If you are like me you have just spent the last three weeks in a blur of obsessive information accumulation, ricocheting from Web to network TV to cable news to radio to newsprint, all in search of tiniest grain of new information or insight about the war in Iraq. And you now feel like the guy stumbling down the airport ramp after a lost drunken Vegas weekend and squinting at the cold morning light of the regular world, with all of its overdue responsibilities to one's family, job and immune system.

As with so many things these days, 9/11 was a turning point. It taught those of us not at the scene of the horror that the news was no longer a passive experience. We Californians were awakened that morning, often with a dawn phone call, with the news that the world had changed forever, that we were at risk for our lives, and that we had no idea what was going on.

Being good technophiles, most of us had already learned the power of the Internet for gathering diverse opinions, factoids, news headlines and rumors.

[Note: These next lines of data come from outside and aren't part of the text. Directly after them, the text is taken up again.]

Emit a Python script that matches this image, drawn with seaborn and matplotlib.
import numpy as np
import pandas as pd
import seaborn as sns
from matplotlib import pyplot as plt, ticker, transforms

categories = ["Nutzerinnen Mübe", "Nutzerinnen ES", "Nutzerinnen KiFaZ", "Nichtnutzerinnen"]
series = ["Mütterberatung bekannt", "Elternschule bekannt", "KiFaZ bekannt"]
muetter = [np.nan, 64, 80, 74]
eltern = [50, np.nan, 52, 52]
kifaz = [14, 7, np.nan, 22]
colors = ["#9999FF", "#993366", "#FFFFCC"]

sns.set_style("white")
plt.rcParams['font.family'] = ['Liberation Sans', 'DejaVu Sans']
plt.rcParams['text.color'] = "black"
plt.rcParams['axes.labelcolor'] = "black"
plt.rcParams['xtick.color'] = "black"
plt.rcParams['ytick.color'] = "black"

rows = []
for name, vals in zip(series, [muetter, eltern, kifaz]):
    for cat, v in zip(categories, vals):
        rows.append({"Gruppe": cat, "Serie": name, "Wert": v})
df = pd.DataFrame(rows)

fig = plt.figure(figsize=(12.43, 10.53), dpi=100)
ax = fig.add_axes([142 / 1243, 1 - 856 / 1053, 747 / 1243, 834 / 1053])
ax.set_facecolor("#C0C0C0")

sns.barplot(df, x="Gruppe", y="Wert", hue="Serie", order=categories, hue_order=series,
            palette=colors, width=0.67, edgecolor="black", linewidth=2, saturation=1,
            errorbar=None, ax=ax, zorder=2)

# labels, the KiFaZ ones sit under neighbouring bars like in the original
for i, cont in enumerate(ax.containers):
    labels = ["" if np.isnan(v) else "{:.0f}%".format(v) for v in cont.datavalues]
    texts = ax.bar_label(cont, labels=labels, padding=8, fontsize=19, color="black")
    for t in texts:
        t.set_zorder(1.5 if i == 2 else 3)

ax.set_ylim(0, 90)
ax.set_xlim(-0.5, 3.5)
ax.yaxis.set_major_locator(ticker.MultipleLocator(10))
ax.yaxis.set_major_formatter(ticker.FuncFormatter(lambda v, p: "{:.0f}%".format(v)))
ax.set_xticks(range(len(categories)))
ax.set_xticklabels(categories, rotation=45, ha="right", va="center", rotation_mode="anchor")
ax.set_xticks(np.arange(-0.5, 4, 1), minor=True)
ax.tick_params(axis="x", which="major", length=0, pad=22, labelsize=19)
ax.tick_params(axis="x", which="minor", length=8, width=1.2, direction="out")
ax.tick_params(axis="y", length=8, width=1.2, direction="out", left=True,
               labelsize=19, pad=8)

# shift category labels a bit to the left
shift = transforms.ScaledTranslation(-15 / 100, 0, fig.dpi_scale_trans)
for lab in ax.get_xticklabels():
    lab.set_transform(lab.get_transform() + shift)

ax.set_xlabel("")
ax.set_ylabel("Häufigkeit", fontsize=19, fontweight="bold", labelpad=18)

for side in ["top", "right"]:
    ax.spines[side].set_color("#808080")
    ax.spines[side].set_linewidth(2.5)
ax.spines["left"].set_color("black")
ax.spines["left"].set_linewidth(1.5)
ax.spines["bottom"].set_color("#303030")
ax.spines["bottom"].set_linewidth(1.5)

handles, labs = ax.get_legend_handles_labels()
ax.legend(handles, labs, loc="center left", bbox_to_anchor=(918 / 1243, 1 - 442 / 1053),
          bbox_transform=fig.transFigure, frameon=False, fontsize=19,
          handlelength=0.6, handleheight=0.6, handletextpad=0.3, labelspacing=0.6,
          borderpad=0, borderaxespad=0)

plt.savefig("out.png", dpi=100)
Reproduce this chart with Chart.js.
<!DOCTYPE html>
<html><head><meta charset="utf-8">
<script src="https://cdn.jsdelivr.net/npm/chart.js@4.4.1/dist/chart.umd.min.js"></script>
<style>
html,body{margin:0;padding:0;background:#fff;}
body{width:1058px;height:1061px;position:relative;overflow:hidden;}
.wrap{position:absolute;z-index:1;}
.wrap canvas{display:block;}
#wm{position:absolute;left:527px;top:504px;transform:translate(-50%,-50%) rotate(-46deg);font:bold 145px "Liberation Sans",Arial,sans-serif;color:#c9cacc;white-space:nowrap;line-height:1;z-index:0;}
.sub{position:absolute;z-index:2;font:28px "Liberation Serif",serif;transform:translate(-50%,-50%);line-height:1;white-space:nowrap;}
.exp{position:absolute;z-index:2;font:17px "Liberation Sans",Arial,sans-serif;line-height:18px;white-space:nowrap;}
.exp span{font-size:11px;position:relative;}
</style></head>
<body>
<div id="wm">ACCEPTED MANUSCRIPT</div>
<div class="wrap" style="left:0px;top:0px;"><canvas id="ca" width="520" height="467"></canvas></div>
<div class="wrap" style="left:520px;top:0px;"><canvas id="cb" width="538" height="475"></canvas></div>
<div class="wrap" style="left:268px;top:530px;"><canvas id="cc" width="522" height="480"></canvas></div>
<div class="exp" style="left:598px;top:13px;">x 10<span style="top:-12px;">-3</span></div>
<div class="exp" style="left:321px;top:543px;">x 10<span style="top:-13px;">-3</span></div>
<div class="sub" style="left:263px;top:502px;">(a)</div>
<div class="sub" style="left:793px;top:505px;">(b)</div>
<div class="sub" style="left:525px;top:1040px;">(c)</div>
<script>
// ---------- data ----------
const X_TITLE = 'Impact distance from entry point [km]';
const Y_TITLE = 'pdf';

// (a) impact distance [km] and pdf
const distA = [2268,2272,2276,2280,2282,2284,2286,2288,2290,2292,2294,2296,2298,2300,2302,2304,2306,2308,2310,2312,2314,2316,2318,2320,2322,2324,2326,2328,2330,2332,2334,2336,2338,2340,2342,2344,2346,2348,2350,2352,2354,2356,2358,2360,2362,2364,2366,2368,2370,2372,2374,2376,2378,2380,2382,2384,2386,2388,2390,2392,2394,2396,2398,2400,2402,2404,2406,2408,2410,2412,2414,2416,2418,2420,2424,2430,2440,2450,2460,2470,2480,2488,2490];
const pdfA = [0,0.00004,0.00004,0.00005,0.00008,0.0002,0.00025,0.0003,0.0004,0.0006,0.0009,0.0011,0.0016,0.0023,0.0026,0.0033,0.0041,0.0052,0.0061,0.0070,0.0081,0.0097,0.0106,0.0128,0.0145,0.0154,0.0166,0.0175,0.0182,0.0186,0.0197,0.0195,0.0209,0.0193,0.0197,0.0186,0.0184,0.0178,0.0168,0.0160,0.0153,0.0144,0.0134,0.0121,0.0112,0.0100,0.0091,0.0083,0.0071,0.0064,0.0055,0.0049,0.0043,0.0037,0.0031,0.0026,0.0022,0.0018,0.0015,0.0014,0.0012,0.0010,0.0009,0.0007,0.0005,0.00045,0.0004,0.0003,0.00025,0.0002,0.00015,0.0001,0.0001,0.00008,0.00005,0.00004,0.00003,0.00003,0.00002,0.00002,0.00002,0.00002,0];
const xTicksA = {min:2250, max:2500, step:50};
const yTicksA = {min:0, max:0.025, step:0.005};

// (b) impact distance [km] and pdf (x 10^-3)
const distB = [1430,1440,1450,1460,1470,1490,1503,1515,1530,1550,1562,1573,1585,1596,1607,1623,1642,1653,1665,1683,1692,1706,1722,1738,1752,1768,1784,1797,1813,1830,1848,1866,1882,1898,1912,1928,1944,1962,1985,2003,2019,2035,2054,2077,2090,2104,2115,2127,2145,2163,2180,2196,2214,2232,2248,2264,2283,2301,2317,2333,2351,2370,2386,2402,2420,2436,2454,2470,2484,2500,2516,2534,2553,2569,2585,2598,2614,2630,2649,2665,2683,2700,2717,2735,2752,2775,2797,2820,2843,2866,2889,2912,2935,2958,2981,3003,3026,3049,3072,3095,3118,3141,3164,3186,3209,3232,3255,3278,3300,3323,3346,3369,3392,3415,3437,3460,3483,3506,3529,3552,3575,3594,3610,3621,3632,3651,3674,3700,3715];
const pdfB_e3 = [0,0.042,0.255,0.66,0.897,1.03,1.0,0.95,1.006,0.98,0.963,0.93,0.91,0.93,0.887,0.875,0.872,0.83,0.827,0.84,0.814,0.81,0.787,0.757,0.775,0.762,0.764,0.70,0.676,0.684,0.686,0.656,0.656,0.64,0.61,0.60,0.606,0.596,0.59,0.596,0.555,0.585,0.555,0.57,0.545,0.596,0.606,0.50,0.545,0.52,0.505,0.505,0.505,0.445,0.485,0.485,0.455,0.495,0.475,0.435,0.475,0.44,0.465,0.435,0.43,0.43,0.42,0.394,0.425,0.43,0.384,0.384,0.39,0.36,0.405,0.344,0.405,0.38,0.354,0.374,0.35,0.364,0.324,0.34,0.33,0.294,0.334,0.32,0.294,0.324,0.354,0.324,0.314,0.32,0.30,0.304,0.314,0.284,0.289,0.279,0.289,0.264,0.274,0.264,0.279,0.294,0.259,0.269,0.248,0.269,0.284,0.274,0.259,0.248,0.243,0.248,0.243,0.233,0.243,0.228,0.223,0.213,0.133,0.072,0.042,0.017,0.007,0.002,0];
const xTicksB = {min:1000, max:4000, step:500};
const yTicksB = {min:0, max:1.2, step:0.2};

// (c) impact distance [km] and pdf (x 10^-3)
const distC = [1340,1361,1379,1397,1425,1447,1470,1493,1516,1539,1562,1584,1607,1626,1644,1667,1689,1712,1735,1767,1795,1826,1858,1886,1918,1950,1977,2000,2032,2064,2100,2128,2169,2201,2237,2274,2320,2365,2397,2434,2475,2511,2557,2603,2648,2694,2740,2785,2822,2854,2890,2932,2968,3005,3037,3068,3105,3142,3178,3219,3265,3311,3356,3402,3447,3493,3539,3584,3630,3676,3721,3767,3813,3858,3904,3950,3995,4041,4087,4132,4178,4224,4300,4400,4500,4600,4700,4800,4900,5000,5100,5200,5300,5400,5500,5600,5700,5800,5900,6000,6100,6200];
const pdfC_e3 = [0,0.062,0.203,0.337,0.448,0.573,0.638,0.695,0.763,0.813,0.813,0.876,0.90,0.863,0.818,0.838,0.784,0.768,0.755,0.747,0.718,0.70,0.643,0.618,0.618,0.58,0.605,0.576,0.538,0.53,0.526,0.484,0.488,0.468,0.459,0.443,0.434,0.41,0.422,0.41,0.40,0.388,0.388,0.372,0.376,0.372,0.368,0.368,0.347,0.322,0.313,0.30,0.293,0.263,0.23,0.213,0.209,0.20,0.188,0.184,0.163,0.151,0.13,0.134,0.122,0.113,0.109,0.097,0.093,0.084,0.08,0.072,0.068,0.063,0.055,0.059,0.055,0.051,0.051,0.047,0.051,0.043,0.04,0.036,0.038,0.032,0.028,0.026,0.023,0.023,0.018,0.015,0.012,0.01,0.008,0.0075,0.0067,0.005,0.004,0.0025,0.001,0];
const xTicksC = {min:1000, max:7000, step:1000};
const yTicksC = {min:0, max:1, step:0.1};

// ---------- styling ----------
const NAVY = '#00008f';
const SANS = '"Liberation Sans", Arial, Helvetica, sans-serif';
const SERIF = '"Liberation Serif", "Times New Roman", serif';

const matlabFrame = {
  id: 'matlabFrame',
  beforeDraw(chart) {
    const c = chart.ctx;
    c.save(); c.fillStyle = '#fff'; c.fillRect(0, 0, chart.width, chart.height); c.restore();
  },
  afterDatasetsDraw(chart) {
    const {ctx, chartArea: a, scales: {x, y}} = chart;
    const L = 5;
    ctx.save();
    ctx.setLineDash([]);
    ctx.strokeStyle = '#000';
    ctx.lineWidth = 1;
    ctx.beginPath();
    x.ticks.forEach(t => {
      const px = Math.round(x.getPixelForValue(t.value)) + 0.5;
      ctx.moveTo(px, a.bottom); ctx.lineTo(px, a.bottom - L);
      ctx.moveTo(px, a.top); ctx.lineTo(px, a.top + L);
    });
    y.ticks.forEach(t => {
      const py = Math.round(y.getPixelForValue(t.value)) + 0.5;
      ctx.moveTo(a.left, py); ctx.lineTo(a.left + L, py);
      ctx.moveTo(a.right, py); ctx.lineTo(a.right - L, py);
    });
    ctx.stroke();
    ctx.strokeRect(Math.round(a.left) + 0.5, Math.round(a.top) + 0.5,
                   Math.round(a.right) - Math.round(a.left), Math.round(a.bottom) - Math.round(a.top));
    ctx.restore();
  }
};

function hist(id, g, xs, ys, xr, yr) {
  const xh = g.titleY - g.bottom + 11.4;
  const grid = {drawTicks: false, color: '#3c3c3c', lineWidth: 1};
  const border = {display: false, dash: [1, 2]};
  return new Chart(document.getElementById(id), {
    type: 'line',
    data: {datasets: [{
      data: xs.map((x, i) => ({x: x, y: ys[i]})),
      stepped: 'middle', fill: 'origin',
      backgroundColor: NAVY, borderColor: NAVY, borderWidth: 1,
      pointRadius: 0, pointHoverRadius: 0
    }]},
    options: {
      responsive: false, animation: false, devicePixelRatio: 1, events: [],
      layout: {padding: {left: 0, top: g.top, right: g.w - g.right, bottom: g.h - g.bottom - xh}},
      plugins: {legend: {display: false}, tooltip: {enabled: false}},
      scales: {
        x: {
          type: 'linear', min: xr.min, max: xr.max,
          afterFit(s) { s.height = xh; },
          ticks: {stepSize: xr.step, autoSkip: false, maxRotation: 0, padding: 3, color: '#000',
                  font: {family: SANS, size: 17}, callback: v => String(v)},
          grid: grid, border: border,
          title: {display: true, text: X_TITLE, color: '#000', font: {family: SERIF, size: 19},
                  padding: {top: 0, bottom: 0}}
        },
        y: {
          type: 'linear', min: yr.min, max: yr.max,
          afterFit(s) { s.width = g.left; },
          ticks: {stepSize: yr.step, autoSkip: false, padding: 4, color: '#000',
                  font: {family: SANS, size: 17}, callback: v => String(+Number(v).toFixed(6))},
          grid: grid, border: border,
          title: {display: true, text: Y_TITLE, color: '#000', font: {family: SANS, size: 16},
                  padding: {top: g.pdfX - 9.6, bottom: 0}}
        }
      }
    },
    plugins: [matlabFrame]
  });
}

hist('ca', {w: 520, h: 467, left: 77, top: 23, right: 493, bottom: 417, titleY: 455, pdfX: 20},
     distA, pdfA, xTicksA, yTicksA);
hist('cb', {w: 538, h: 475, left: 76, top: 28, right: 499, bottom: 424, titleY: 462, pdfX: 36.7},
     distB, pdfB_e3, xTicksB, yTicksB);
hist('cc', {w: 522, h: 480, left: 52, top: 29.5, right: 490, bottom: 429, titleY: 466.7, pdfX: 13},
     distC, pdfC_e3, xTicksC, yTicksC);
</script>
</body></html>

It had been a particularly powerful tool during the Clinton impeachment and the disputed presidential election. But, in our desperation on 9/11 and the days after, we also discovered the power of the Net to capture news almost the instant it occurred.

By the time the first phase of the crisis passed, about a month later, millions of us had become masters of this new art. One hand on the mouse, the other on the remote, we were now adepts at bouncing between cable and network news on the TV screen, and between scores of aggregator, posting, headline, and blog sites on the computer monitor.